One is apt to forget, however, that without the occasional withdrawal of labour, workers’ rights as we know them would be practically non-existent. Don’t believe me? Then contrast the working conditions on the London Underground with those of similar jobs where there is no trade union or where there is a pliant trade union which is unwilling to strike.
According to this morning’s Spectator, it is “baffling” that workers should be willing to strike when “Transport for London isn’t asking anyone to leave, simply to be flexible”. Perhaps if the writer followed their train of thought a little further they might enquire as to what the word “flexible” actually means in practice, and who is being asked to be “flexible” and for whose benefit.
3) Workers feel they have no option but to strike
Workers don’t enjoy going on strike. Well-paid newspaper leader writers with public school educations seem to think they do, but this is rarely the case. When workers decide to withdraw their labour they do so after a lengthy process of consultation and almost always after numerous attempts at compromise with bosses. Workers going on strike can suffer a loss of earnings and an increased feeling of enmity with management on their return to work. It’s less a case of people choosing to walk out as much as a feeling that they have no other option but to walk out.

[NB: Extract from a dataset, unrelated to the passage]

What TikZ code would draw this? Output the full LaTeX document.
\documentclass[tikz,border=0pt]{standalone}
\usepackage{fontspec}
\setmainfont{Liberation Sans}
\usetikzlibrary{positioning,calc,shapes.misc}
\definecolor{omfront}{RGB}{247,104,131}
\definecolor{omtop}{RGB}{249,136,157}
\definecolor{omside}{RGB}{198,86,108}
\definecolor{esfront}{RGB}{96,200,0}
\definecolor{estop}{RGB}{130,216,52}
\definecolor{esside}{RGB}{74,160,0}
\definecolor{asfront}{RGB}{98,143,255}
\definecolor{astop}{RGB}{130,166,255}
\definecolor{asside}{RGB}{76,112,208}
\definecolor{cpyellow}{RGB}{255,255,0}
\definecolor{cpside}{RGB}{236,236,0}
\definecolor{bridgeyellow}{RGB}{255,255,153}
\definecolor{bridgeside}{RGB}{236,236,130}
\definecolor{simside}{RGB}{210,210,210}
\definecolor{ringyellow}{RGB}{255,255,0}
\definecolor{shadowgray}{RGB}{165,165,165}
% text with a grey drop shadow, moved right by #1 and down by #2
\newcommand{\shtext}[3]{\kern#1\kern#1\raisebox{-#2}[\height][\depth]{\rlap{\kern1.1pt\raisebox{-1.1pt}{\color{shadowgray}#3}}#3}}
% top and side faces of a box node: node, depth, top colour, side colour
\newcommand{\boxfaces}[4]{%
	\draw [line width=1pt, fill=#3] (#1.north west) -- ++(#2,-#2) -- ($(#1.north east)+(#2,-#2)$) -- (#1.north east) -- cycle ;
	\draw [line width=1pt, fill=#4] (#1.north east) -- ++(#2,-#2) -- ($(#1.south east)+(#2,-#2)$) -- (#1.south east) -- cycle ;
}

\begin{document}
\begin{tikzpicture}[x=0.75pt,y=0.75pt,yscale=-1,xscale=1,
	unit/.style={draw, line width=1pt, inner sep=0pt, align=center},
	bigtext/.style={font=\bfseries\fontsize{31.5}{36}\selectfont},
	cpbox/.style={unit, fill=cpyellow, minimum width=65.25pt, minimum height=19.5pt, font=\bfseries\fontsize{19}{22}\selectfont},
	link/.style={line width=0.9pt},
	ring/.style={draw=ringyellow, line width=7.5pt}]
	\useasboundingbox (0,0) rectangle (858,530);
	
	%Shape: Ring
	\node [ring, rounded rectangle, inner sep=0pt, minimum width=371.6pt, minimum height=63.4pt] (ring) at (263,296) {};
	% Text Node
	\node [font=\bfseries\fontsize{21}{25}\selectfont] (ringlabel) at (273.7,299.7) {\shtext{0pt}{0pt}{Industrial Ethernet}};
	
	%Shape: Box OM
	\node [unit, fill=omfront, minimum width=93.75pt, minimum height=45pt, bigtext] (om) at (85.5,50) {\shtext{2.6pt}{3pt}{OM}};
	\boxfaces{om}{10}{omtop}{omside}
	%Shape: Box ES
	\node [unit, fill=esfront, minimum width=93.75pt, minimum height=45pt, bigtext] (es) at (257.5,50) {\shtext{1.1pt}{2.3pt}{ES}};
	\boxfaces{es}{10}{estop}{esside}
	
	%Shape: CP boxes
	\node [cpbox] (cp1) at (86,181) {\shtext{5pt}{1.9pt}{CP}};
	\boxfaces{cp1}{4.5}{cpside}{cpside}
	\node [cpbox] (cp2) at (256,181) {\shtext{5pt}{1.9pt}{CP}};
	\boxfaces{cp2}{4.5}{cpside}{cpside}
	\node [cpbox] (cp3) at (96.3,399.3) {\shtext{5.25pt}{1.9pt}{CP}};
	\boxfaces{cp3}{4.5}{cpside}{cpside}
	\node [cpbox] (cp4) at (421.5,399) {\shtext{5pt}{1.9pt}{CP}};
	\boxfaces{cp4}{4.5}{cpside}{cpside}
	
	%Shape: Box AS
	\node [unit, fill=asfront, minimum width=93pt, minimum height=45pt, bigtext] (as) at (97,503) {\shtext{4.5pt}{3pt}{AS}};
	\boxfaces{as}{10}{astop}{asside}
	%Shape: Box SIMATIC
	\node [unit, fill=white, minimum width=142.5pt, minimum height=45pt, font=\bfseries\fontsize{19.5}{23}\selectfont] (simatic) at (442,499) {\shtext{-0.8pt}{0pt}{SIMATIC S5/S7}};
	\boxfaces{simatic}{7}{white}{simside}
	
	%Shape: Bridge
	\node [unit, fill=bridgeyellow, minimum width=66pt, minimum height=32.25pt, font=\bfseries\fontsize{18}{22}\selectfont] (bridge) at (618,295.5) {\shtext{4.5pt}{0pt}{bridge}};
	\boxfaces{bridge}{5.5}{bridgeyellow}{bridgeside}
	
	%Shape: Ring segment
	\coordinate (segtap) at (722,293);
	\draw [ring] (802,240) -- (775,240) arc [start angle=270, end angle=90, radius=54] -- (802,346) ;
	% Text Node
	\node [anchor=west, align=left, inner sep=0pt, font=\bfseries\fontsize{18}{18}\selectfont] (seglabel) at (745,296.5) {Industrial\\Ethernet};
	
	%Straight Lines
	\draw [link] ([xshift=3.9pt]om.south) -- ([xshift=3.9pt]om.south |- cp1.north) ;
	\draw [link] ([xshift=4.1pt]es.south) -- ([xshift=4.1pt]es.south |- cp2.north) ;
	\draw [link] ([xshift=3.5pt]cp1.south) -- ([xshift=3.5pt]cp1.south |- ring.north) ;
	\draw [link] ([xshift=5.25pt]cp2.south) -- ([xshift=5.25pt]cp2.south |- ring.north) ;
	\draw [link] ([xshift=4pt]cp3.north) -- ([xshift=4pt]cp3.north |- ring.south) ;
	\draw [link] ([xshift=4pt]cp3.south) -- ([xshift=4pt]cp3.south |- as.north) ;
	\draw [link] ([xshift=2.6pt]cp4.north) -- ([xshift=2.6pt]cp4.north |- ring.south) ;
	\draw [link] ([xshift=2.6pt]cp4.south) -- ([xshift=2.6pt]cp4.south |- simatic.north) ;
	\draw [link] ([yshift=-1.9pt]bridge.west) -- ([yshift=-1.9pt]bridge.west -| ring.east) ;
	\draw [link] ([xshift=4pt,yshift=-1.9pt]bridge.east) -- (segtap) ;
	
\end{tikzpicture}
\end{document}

Strike action is also democratic. Three quarters (76 per cent) of those who voted in the RMT ballot backed today’s strikes on the London Underground. Critics point out that this was based on a turnout of just 40 per cent of RMT members. While this may sound low, this level of turnout is fairly common in most elections. Mayor of London Boris Johnson was elected with turnouts of just 44.5 per cent (2008) and 37.4 per cent (2012). There is no reason why the adage that applies to politics should not apply to trade union ballots: if you don’t bother to vote, you don’t get a say over the outcome.
In sum, if you can’t get to work today, you could do worse than head down to a picket line and offer your support, or at least ask a trade unionist why they have decided to strike. You will probably find that their workplace worries are not that different from your own.

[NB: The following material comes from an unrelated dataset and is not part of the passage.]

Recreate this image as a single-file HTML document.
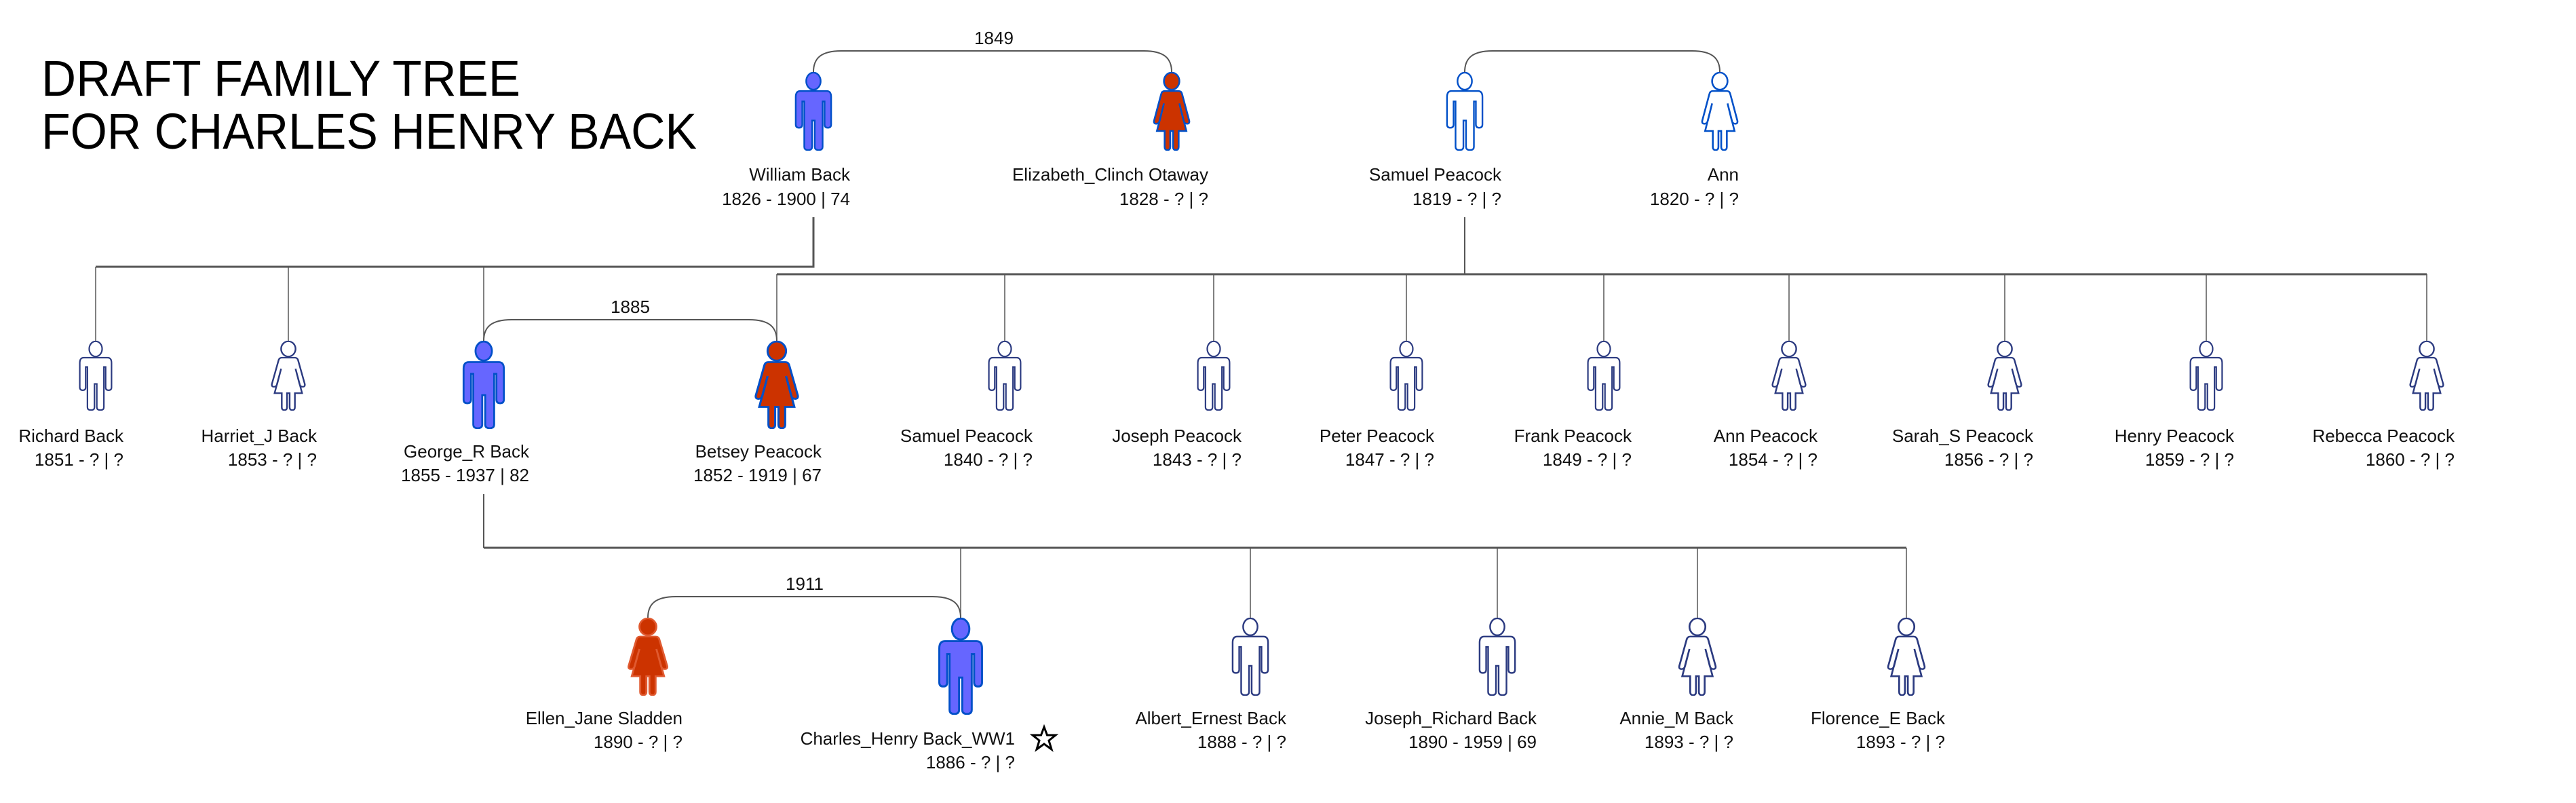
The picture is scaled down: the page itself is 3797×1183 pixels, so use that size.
<!DOCTYPE html>
<html><head><meta charset="utf-8"><style>
html,body{margin:0;padding:0;background:#fff;}
svg{display:block;}
text{font-family:"Liberation Sans",sans-serif;fill:#111;}
</style></head><body>
<svg width="3797" height="1183" viewBox="0 0 3797 1183" xmlns="http://www.w3.org/2000/svg">
<defs>
<symbol id="M" viewBox="0 0 60 120" preserveAspectRatio="none">
<ellipse cx="30" cy="14" rx="11" ry="13"/>
<path d="M10,29 Q3,29 3,38 L3,80 Q3,85 8,85 Q13,85 13,80 L13,45 L16,45 L16,114 Q16,119 22,119 Q28,119 28,114 L28,74 L32,74 L32,114 Q32,119 38,119 Q44,119 44,114 L44,45 L47,45 L47,80 Q47,85 52,85 Q57,85 57,80 L57,38 Q57,29 50,29 Z"/>
</symbol>
<symbol id="F" viewBox="0 0 60 120" preserveAspectRatio="none">
<ellipse cx="30" cy="14" rx="11" ry="13"/>
<path d="M20,29 L40,29 Q44,29 45,34 L55,74 Q56,79 52,79 Q48,79 47,74 L41,48 L51,90 L40,90 L40,114 Q40,119 36,119 Q32,119 32,114 L32,90 L28,90 L28,114 Q28,119 24,119 Q20,119 20,114 L20,90 L9,90 L19,48 L13,74 Q12,79 8,79 Q4,79 5,74 L15,34 Q16,29 20,29 Z"/>
</symbol>
</defs>

<text x="61" y="141" font-size="74" textLength="706" lengthAdjust="spacingAndGlyphs" style="fill:#000">DRAFT FAMILY TREE</text>
<text x="61" y="219" font-size="74" textLength="966" lengthAdjust="spacingAndGlyphs" style="fill:#000">FOR CHARLES HENRY BACK</text>

<g fill="none" stroke="#555" stroke-width="2">
<path d="M1199,106 C1199,86 1210,75 1240,75 L1686,75 C1716,75 1727,86 1727,106"/>
<path d="M2159,106 C2159,86 2170,75 2200,75 L2494,75 C2524,75 2535,86 2535,106"/>
<path d="M713,502 C713,482 724,471 754,471 L1104,471 C1134,471 1145,482 1145,502"/>
<path d="M955,910 C955,890 966,879 996,879 L1375,879 C1405,879 1416,890 1416,910"/>
<path d="M1199,320 L1199,393 L141,393" stroke-width="3"/>
<path d="M2159,320 L2159,404"/>
<path d="M1145,404 L3577,404" stroke-width="3"/>
<path d="M713,728 L713,807"/>
<path d="M713,807 L2810,807" stroke-width="3"/>
</g>
<g stroke="#555" stroke-width="1.5">
<line x1="141" y1="393" x2="141" y2="502"/><line x1="425" y1="393" x2="425" y2="502"/><line x1="713" y1="393" x2="713" y2="502"/>
<line x1="1145" y1="404" x2="1145" y2="502"/><line x1="1481" y1="404" x2="1481" y2="502"/><line x1="1789" y1="404" x2="1789" y2="502"/>
<line x1="2073" y1="404" x2="2073" y2="502"/><line x1="2364" y1="404" x2="2364" y2="502"/><line x1="2637" y1="404" x2="2637" y2="502"/>
<line x1="2955" y1="404" x2="2955" y2="502"/><line x1="3252" y1="404" x2="3252" y2="502"/><line x1="3577" y1="404" x2="3577" y2="502"/>
<line x1="1416" y1="807" x2="1416" y2="910"/><line x1="1843" y1="807" x2="1843" y2="910"/><line x1="2207" y1="807" x2="2207" y2="910"/>
<line x1="2502" y1="807" x2="2502" y2="910"/><line x1="2810" y1="807" x2="2810" y2="910"/>
</g>

<g stroke-width="2.5">
<use href="#M" x="1170" y="106" width="58" height="116" fill="#6666ff" stroke="#0050c8"/>
<use href="#F" x="1696" y="106" width="62" height="116" fill="#cc3300" stroke="#0050c8"/>
<use href="#M" x="2130" y="106" width="58" height="116" fill="#fff" stroke="#0050c8"/>
<use href="#F" x="2504" y="106" width="62" height="116" fill="#fff" stroke="#0050c8"/>
<use href="#M" x="680" y="502" width="66" height="130" fill="#6666ff" stroke="#0050c8"/>
<use href="#F" x="1108" y="502" width="74" height="130" fill="#cc3300" stroke="#0050c8"/>
<use href="#F" x="921" y="910" width="68" height="115" fill="#cc3300" stroke="#e05a30"/>
<use href="#M" x="1381" y="910" width="70" height="143" fill="#6666ff" stroke="#0050c8"/>
</g>
<g fill="#fff" stroke="#2b3a80" stroke-width="2.5">
<use href="#M" x="115" y="502" width="52" height="103"/>
<use href="#F" x="396" y="502" width="58" height="103"/>
<use href="#M" x="1455" y="502" width="52" height="103"/>
<use href="#M" x="1763" y="502" width="52" height="103"/>
<use href="#M" x="2047" y="502" width="52" height="103"/>
<use href="#M" x="2338" y="502" width="52" height="103"/>
<use href="#F" x="2608" y="502" width="58" height="103"/>
<use href="#F" x="2926" y="502" width="58" height="103"/>
<use href="#M" x="3226" y="502" width="52" height="103"/>
<use href="#F" x="3548" y="502" width="58" height="103"/>
<use href="#M" x="1814" y="910" width="58" height="115"/>
<use href="#M" x="2178" y="910" width="58" height="115"/>
<use href="#F" x="2470" y="910" width="64" height="115"/>
<use href="#F" x="2778" y="910" width="64" height="115"/>
</g>

<g font-size="26">
<text x="1465" y="65" text-anchor="middle">1849</text>
<text x="929" y="461" text-anchor="middle">1885</text>
<text x="1186" y="869" text-anchor="middle">1911</text>
</g>

<g font-size="26" text-anchor="end">
<text x="1253" y="266">William Back</text><text x="1253" y="302">1826 - 1900 | 74</text>
<text x="1781" y="266">Elizabeth_Clinch Otaway</text><text x="1781" y="302">1828 - ? | ?</text>
<text x="2213" y="266">Samuel Peacock</text><text x="2213" y="302">1819 - ? | ?</text>
<text x="2563" y="266">Ann</text><text x="2563" y="302">1820 - ? | ?</text>

<text x="182" y="651">Richard Back</text><text x="182" y="686">1851 - ? | ?</text>
<text x="467" y="651">Harriet_J Back</text><text x="467" y="686">1853 - ? | ?</text>
<text x="780" y="674">George_R Back</text><text x="780" y="709">1855 - 1937 | 82</text>
<text x="1211" y="674">Betsey Peacock</text><text x="1211" y="709">1852 - 1919 | 67</text>
<text x="1522" y="651">Samuel Peacock</text><text x="1522" y="686">1840 - ? | ?</text>
<text x="1830" y="651">Joseph Peacock</text><text x="1830" y="686">1843 - ? | ?</text>
<text x="2114" y="651">Peter Peacock</text><text x="2114" y="686">1847 - ? | ?</text>
<text x="2405" y="651">Frank Peacock</text><text x="2405" y="686">1849 - ? | ?</text>
<text x="2679" y="651">Ann Peacock</text><text x="2679" y="686">1854 - ? | ?</text>
<text x="2997" y="651">Sarah_S Peacock</text><text x="2997" y="686">1856 - ? | ?</text>
<text x="3293" y="651">Henry Peacock</text><text x="3293" y="686">1859 - ? | ?</text>
<text x="3618" y="651">Rebecca Peacock</text><text x="3618" y="686">1860 - ? | ?</text>

<text x="1006" y="1067">Ellen_Jane Sladden</text><text x="1006" y="1102">1890 - ? | ?</text>
<text x="1496" y="1097">Charles_Henry Back_WW1</text><text x="1496" y="1132">1886 - ? | ?</text>
<text x="1896" y="1067">Albert_Ernest Back</text><text x="1896" y="1102">1888 - ? | ?</text>
<text x="2265" y="1067">Joseph_Richard Back</text><text x="2265" y="1102">1890 - 1959 | 69</text>
<text x="2555" y="1067">Annie_M Back</text><text x="2555" y="1102">1893 - ? | ?</text>
<text x="2867" y="1067">Florence_E Back</text><text x="2867" y="1102">1893 - ? | ?</text>
</g>

<polygon points="1539,1071 1543.5,1083 1556,1083 1546,1091 1550,1104 1539,1096 1528,1104 1532,1091 1522,1083 1534.5,1083" fill="#fff" stroke="#000" stroke-width="3"/>
</svg>
</body></html>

17 Responses to “3 *actual* reasons people go on strike (as opposed to those invented by the press)”
Selohesra
Well I walked from Waterloo to St Pauls this morning – better for me than catching the Drain – thanks Bob
Selohesra
And even God does not support this strike – the rain let up and here were lovely (tory) blue skies again for my walk
greg
While that is often true with the RMT etc it’s something completely different. The tube drivers are using their scarcity and leverage of the vital nature of the tube to London to extract far far more money that they are worth.
Bus drivers do a far harder job (tube drivers now mostly just push a button or two) but are paid half the rate of train drivers because you can go out and get a bus driver’s licence in a couple of weeks from a provate provider. Only TfL do tube training and it takes longer.so it’s hard drive down prices to something more realistic without the tube getting shut down for months through strikes.
Ted Noble
I really want to have a cheaper underground network. I also really want people to keep their jobs. But we can’t have it both ways.
Ben Donnelly
I agree with most of this, however regarding the ticket offices. The staff there actually do not have the means to sort out issues when things go wrong with the automated system. They are powerless to help you even when you explain to them exactly what’s wrong and what needs to be corrected. In the case of most problems, all they are able to do is give you a premium rate phone number so you can spend a fortune getting your problem solved. There are solutions to this problem that don’t involve closing the ticket offices, but TfL have neglected to implement any of them for years.